(Rows from a dataset of charts and code)
▼

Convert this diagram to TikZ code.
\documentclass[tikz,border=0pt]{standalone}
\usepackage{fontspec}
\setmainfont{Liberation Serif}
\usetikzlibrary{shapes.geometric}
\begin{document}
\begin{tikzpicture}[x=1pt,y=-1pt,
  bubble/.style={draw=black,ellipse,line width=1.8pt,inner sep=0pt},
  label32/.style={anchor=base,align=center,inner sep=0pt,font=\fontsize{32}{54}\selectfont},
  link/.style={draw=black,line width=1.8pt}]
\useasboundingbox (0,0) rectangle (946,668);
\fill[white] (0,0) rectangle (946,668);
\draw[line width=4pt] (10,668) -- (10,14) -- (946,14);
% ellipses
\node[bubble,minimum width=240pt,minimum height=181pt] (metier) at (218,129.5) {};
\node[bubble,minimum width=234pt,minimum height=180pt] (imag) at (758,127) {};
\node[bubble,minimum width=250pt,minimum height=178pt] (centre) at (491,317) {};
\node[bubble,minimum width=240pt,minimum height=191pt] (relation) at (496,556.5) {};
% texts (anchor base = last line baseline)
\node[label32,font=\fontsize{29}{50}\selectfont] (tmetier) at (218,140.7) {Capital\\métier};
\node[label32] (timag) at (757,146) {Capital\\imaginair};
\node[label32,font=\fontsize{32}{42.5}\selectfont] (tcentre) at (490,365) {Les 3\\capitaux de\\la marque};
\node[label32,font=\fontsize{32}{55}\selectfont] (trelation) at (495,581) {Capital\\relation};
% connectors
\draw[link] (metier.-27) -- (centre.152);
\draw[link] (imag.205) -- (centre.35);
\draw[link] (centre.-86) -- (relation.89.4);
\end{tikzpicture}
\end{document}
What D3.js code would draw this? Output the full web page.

▲

■ What this task involves
Read the lines above. Gather those in which the string "draw" is found.

■ Exercise result
  bubble/.style={draw=black,ellipse,line width=1.8pt,inner sep=0pt},
  link/.style={draw=black,line width=1.8pt}]
\draw[line width=4pt] (10,668) -- (10,14) -- (946,14);
\draw[link] (metier.-27) -- (centre.152);
\draw[link] (imag.205) -- (centre.35);
\draw[link] (centre.-86) -- (relation.89.4);
What D3.js code would draw this? Output the full web page.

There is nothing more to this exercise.